--- Stated exercise ---
Output the data below in full, character for character.
**** Source material
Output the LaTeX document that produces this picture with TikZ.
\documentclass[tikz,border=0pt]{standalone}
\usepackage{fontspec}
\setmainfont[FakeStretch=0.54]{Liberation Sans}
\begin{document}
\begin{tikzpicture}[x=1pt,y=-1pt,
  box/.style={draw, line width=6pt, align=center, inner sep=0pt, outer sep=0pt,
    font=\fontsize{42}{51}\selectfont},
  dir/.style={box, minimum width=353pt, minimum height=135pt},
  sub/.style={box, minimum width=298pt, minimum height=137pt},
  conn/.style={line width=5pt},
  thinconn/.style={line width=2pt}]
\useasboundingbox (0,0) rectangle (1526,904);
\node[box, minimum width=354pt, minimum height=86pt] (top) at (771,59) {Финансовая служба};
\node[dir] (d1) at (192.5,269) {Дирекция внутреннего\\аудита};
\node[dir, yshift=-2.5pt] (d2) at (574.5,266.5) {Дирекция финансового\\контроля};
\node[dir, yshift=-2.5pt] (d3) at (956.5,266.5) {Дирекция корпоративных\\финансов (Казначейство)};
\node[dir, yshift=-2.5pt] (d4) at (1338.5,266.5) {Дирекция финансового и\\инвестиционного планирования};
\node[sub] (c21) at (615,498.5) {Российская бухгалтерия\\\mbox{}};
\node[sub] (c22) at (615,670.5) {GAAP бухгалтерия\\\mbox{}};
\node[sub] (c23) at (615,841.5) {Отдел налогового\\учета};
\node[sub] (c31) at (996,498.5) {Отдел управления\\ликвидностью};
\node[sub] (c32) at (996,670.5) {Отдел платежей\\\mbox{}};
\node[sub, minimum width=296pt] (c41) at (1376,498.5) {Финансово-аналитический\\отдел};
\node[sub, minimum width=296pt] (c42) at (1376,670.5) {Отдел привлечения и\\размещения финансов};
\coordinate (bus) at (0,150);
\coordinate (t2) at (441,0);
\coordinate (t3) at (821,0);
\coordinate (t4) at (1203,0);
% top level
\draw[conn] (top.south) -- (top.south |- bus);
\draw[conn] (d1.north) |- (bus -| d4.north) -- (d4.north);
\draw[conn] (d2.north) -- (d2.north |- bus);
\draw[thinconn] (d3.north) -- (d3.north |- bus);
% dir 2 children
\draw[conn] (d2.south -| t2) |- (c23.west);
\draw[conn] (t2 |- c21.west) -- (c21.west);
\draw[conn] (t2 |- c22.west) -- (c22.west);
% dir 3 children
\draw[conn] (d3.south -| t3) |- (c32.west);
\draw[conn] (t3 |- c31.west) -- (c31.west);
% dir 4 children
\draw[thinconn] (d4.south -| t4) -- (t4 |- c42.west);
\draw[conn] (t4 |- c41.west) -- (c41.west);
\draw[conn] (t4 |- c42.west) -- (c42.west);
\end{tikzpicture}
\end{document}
********
--- Worked solution ---
Output the LaTeX document that produces this picture with TikZ.
\documentclass[tikz,border=0pt]{standalone}
\usepackage{fontspec}
\setmainfont[FakeStretch=0.54]{Liberation Sans}
\begin{document}
\begin{tikzpicture}[x=1pt,y=-1pt,
  box/.style={draw, line width=6pt, align=center, inner sep=0pt, outer sep=0pt,
    font=\fontsize{42}{51}\selectfont},
  dir/.style={box, minimum width=353pt, minimum height=135pt},
  sub/.style={box, minimum width=298pt, minimum height=137pt},
  conn/.style={line width=5pt},
  thinconn/.style={line width=2pt}]
\useasboundingbox (0,0) rectangle (1526,904);
\node[box, minimum width=354pt, minimum height=86pt] (top) at (771,59) {Финансовая служба};
\node[dir] (d1) at (192.5,269) {Дирекция внутреннего\\аудита};
\node[dir, yshift=-2.5pt] (d2) at (574.5,266.5) {Дирекция финансового\\контроля};
\node[dir, yshift=-2.5pt] (d3) at (956.5,266.5) {Дирекция корпоративных\\финансов (Казначейство)};
\node[dir, yshift=-2.5pt] (d4) at (1338.5,266.5) {Дирекция финансового и\\инвестиционного планирования};
\node[sub] (c21) at (615,498.5) {Российская бухгалтерия\\\mbox{}};
\node[sub] (c22) at (615,670.5) {GAAP бухгалтерия\\\mbox{}};
\node[sub] (c23) at (615,841.5) {Отдел налогового\\учета};
\node[sub] (c31) at (996,498.5) {Отдел управления\\ликвидностью};
\node[sub] (c32) at (996,670.5) {Отдел платежей\\\mbox{}};
\node[sub, minimum width=296pt] (c41) at (1376,498.5) {Финансово-аналитический\\отдел};
\node[sub, minimum width=296pt] (c42) at (1376,670.5) {Отдел привлечения и\\размещения финансов};
\coordinate (bus) at (0,150);
\coordinate (t2) at (441,0);
\coordinate (t3) at (821,0);
\coordinate (t4) at (1203,0);
% top level
\draw[conn] (top.south) -- (top.south |- bus);
\draw[conn] (d1.north) |- (bus -| d4.north) -- (d4.north);
\draw[conn] (d2.north) -- (d2.north |- bus);
\draw[thinconn] (d3.north) -- (d3.north |- bus);
% dir 2 children
\draw[conn] (d2.south -| t2) |- (c23.west);
\draw[conn] (t2 |- c21.west) -- (c21.west);
\draw[conn] (t2 |- c22.west) -- (c22.west);
% dir 3 children
\draw[conn] (d3.south -| t3) |- (c32.west);
\draw[conn] (t3 |- c31.west) -- (c31.west);
% dir 4 children
\draw[thinconn] (d4.south -| t4) -- (t4 |- c42.west);
\draw[conn] (t4 |- c41.west) -- (c41.west);
\draw[conn] (t4 |- c42.west) -- (c42.west);
\end{tikzpicture}
\end{document}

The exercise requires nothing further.